Eine programmatische Basis hätten natürlich Volkspartei und FPÖ, sie müssten nur da anknüpfen, wo sie aufhören mussten. Aber zur Zeit ist nicht klar, mit wem Kurz verbindlich reden kann bei der FPÖ. Denn diese steckt mitten drin, Klarheit in den eigenen Reihen schaffen zu müssen. Nachdem Heinz-Christian Strache seine politische Karriere für beendet erklärte, ist nun der Stellvertreter-Streit im Gange, ob seine Ehefrau Philippa Strache dem FPÖ-Club (Fraktion) im Nationalrat angehören darf oder nicht. Die Kronenzeitung titelt: „FPÖ will mit den Straches nichts mehr zu tun haben“. In der FPÖ findet ein handfester Richtungsstreit statt. Wie Kurz mit wem verhandeln soll, während dieser Streit ausgetragen wird, kann ich mir nicht recht vorstellen. Eine Anmerkung für jene, die Kurz vorwerfen, er hätte die Koalition mit der FPÖ mutwillig oder leichtfertig beendet: Was um Strache herum nun in der FPÖ stattfindet, hat seine Ursache nicht in den Neuwahlen.

Auch in der SPÖ geht es drunter und drüber. Am kommenden Sonntag sind Landtagswahlen in Vorarlberg. Als Schicksalswahl für die Sozialdemokraten gilt die Steiermark am 24. No­vember. Ihr erster Platz scheint außer Reichweite. Im Burgenland drohen im Januar schwere Verluste. Begleitet wird die Binnendebatte der SPÖ von unangenehmen Gerüchten über Verwicklungen in die Ibiza-Affäre. Doch kommt es zu keiner Koalition der Volkspartei mit den Grünen, ist auch die Konstellation Volkspartei und SPÖ möglich – und sei es nur, um nach ihrem Scheitern Neuwahlen zu ermöglichen.

Mit den Neos käme Kurz wohl am besten klar, aber dafür hätten diese ein paar Prozent mehr holen müssen.

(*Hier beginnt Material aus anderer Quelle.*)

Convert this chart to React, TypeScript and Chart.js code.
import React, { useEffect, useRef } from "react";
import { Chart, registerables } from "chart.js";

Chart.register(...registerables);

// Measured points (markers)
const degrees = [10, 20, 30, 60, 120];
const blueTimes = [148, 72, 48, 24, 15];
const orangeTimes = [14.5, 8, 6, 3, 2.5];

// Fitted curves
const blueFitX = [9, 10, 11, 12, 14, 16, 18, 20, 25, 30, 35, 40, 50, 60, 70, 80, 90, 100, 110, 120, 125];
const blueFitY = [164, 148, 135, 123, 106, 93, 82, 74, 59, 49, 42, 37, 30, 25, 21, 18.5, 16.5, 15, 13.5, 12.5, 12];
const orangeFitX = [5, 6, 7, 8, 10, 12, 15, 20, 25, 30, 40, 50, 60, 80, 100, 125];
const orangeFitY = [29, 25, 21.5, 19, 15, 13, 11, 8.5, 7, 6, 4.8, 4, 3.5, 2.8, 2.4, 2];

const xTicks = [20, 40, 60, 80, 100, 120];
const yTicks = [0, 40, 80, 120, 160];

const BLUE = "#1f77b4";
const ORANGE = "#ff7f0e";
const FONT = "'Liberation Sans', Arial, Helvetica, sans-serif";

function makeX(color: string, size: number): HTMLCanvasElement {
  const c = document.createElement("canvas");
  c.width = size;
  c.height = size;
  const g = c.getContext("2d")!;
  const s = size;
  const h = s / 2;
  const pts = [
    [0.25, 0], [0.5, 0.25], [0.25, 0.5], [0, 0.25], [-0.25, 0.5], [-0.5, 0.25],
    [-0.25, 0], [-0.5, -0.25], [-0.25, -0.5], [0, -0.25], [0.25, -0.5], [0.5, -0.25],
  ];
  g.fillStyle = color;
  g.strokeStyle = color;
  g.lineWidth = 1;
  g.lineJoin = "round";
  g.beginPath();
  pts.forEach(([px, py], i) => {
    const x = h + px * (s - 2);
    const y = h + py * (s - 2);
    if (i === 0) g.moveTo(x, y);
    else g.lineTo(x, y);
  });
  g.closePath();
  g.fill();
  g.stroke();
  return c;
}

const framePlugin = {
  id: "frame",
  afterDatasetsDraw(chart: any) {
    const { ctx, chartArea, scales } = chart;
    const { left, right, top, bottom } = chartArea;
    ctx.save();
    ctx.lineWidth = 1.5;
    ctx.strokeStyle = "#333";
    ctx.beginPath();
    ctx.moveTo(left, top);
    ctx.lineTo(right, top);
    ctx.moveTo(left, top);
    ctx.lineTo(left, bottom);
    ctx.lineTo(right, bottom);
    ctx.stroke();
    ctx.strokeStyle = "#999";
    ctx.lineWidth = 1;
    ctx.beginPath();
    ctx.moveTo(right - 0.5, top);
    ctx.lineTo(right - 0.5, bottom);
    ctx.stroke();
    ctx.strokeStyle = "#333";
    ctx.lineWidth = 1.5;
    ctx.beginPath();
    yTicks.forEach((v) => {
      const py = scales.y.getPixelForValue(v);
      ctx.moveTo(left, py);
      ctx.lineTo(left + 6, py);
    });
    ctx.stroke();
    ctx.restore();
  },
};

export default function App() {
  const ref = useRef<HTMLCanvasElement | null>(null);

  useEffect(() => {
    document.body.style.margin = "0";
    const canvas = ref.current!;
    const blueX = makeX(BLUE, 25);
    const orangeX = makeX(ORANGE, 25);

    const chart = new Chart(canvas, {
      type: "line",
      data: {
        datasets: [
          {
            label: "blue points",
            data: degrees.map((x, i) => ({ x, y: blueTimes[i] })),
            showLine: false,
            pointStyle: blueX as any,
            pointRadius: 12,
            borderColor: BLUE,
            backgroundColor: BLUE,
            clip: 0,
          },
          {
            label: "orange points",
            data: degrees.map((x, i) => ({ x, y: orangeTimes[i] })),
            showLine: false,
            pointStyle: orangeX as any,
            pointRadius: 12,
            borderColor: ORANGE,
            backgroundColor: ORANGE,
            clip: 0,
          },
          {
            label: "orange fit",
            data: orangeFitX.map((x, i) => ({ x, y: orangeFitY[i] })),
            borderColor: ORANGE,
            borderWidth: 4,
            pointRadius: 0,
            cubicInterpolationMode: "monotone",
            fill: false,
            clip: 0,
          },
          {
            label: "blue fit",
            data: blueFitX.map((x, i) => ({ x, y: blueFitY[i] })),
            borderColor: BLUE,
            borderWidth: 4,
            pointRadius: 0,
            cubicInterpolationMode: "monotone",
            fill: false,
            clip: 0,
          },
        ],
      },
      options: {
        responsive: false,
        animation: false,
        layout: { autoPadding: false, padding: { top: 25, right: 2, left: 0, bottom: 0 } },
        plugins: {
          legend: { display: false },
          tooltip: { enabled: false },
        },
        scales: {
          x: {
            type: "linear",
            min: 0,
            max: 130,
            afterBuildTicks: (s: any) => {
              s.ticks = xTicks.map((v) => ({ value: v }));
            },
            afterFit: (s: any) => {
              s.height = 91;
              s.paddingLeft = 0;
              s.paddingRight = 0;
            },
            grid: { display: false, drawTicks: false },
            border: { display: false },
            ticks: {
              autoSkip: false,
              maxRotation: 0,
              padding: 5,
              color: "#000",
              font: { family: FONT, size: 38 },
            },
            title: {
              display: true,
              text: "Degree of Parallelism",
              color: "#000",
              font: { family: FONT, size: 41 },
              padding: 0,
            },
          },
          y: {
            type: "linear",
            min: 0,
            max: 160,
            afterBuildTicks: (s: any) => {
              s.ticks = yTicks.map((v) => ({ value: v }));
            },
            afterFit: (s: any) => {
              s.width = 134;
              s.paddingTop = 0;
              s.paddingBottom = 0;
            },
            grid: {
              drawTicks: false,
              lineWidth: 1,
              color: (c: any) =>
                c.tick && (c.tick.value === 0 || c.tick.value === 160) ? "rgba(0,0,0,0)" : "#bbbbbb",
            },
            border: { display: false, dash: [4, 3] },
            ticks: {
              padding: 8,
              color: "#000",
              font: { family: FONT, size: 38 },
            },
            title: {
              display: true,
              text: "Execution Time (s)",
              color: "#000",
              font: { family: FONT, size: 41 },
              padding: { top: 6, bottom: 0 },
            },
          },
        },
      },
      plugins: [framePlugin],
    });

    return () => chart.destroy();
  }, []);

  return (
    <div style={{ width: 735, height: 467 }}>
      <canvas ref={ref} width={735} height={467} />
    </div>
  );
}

Doch aufgeschoben ist nicht aufgehoben.

Dazwischen ein Blick auf’s Wahlergebnis:

»Neos-Gründer Matthias Strolz ist skeptisch, ob es nach den Nationalratswahlen zu einer tragfähigen Regierungskonstellation kommt«, meldet die Kronenzeitung, »Er erwarte, egal in welcher Konstellation, keine „fünfjährige Regierung“«. Diese Einschätzung teile ich. Auch sein langfristiger Blick von „einer politischen Übergangsphase hin zu einer neuen Machtdynamik“ hat viel für sich.

In Österreich rechnet niemand mit einer schnellen Regierungsbildung, sondern erst einmal mit langen Sondierungen. In aller Ruhe entspricht dem Naturell von Sebastian Kurz. Doch er ist auch für jede Überraschung gut. Er weiß, nichts kann man leichter verspielen als einen großen Wahlsieg.